| Given request |
Your task is to quote the listing below exactly, beginning with its first line and ending on the line bearing "const poreCount = [1382, 493, 1391, 1266, 343, 958];".
==*==
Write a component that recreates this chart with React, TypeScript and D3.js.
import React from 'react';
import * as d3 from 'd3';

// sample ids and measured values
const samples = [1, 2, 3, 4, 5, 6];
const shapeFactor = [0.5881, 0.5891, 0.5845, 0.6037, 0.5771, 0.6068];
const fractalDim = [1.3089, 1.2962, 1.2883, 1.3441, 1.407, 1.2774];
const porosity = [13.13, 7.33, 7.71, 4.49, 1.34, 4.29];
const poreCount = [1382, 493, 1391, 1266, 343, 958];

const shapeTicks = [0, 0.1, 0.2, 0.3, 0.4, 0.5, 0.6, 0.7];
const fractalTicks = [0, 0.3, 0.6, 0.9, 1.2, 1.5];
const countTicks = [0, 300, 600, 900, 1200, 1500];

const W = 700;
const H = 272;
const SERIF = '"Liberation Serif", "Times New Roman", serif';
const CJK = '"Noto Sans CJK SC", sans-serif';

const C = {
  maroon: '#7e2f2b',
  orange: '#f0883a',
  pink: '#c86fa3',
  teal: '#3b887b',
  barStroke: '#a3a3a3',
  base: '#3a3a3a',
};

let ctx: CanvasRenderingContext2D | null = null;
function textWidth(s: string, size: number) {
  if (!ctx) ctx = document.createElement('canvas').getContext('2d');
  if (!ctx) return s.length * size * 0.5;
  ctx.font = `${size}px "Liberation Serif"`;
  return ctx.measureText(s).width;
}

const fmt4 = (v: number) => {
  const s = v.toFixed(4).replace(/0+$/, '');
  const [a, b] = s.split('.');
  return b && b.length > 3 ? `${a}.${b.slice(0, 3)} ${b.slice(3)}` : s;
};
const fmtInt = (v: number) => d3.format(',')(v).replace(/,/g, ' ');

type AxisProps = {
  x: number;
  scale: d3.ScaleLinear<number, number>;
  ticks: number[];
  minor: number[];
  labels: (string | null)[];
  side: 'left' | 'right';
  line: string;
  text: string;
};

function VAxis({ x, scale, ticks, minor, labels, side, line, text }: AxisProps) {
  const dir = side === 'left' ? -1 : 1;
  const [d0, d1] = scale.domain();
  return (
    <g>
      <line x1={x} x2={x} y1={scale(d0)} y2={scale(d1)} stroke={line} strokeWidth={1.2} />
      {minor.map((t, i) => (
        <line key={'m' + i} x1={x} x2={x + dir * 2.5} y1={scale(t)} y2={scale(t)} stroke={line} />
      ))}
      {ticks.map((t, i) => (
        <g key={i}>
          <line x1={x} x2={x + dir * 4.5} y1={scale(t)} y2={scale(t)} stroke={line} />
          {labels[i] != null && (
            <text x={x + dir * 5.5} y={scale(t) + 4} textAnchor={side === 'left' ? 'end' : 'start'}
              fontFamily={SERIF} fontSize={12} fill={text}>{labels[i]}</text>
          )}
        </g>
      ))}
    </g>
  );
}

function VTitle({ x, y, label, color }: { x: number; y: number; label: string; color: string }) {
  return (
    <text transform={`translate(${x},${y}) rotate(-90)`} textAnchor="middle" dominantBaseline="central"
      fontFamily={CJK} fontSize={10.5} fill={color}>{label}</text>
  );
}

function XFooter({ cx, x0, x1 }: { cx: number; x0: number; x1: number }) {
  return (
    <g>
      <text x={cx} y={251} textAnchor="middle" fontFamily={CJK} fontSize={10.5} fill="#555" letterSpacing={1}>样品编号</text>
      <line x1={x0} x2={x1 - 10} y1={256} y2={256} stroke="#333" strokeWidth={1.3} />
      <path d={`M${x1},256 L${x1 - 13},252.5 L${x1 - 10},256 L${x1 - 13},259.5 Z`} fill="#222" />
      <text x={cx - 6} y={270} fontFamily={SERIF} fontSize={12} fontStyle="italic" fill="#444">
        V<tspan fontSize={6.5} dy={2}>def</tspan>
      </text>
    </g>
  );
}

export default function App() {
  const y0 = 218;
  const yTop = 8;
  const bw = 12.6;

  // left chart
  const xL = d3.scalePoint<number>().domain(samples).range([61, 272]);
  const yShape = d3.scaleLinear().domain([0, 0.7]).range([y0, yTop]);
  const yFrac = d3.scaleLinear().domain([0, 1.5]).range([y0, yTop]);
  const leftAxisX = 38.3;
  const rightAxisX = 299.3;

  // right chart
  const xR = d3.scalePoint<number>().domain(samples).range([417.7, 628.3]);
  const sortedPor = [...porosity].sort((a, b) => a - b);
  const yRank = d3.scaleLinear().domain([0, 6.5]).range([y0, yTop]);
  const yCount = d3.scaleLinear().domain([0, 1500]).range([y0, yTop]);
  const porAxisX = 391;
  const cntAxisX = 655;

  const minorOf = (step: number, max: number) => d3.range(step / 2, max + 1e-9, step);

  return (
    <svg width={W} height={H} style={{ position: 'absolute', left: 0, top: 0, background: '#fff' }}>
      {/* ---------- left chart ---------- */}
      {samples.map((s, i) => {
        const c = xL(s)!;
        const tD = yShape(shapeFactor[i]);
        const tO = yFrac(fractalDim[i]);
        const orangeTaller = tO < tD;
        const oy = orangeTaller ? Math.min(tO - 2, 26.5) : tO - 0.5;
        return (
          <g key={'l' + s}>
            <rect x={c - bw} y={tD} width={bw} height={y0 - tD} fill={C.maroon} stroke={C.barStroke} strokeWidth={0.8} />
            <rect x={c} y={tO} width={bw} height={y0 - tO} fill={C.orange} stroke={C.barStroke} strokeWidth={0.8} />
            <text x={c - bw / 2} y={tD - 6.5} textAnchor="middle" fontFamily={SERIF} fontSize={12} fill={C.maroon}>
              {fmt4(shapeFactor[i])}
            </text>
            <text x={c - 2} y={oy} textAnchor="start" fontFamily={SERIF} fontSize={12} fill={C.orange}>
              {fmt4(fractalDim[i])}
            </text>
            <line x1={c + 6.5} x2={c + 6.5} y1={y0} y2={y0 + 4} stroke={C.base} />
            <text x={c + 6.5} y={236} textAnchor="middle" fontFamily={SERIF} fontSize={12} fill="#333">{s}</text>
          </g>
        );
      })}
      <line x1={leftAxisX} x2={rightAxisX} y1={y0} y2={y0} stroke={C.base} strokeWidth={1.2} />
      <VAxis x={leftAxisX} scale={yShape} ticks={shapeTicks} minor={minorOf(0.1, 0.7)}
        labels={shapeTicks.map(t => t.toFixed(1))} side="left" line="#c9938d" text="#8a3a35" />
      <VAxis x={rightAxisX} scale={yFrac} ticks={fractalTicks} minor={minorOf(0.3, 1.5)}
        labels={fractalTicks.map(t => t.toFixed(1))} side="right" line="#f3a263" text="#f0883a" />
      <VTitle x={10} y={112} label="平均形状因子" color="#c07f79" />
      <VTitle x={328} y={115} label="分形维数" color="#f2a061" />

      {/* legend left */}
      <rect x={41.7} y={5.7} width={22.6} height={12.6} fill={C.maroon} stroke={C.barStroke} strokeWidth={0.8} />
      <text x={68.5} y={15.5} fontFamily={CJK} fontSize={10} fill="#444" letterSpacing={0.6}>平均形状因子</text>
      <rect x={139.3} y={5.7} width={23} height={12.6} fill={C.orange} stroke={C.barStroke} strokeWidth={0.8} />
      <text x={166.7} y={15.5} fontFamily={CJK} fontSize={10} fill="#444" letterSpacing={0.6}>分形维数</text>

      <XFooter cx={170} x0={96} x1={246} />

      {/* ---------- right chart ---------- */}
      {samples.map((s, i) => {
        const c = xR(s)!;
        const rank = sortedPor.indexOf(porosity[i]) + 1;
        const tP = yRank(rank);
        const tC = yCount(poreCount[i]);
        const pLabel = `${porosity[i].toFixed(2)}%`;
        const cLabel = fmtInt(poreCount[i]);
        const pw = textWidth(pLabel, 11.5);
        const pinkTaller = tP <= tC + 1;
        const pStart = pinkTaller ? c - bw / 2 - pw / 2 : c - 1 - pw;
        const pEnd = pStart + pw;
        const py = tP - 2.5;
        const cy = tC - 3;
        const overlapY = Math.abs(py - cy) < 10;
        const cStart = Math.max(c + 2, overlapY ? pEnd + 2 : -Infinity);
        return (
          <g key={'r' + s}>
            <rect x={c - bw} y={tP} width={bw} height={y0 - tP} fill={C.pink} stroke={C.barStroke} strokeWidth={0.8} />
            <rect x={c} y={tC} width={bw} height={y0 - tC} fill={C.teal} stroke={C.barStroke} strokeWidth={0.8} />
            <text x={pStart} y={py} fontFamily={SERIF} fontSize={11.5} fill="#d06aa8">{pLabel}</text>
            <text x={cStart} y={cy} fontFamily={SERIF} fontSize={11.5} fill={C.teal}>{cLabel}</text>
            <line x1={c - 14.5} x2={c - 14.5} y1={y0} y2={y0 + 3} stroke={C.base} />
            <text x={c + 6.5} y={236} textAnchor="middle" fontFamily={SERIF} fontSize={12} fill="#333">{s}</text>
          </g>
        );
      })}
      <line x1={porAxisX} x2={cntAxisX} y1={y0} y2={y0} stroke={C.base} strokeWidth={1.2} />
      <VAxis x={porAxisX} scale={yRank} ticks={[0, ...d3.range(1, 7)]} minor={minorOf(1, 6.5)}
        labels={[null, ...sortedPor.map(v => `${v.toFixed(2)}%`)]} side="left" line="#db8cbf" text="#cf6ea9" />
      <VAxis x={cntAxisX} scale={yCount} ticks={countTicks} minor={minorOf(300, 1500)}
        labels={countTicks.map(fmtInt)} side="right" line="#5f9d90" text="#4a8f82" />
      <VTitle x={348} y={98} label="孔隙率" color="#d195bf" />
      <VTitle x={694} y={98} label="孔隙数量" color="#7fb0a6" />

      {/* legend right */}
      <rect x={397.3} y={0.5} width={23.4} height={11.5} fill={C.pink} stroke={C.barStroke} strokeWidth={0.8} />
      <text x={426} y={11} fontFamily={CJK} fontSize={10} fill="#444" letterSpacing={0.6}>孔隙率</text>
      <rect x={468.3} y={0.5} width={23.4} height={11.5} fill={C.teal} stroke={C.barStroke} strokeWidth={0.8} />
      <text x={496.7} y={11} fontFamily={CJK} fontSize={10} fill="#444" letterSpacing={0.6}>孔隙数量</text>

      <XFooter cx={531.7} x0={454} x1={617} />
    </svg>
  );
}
==*==
| The answer |
Write a component that recreates this chart with React, TypeScript and D3.js.
import React from 'react';
import * as d3 from 'd3';

// sample ids and measured values
const samples = [1, 2, 3, 4, 5, 6];
const shapeFactor = [0.5881, 0.5891, 0.5845, 0.6037, 0.5771, 0.6068];
const fractalDim = [1.3089, 1.2962, 1.2883, 1.3441, 1.407, 1.2774];
const porosity = [13.13, 7.33, 7.71, 4.49, 1.34, 4.29];
const poreCount = [1382, 493, 1391, 1266, 343, 958];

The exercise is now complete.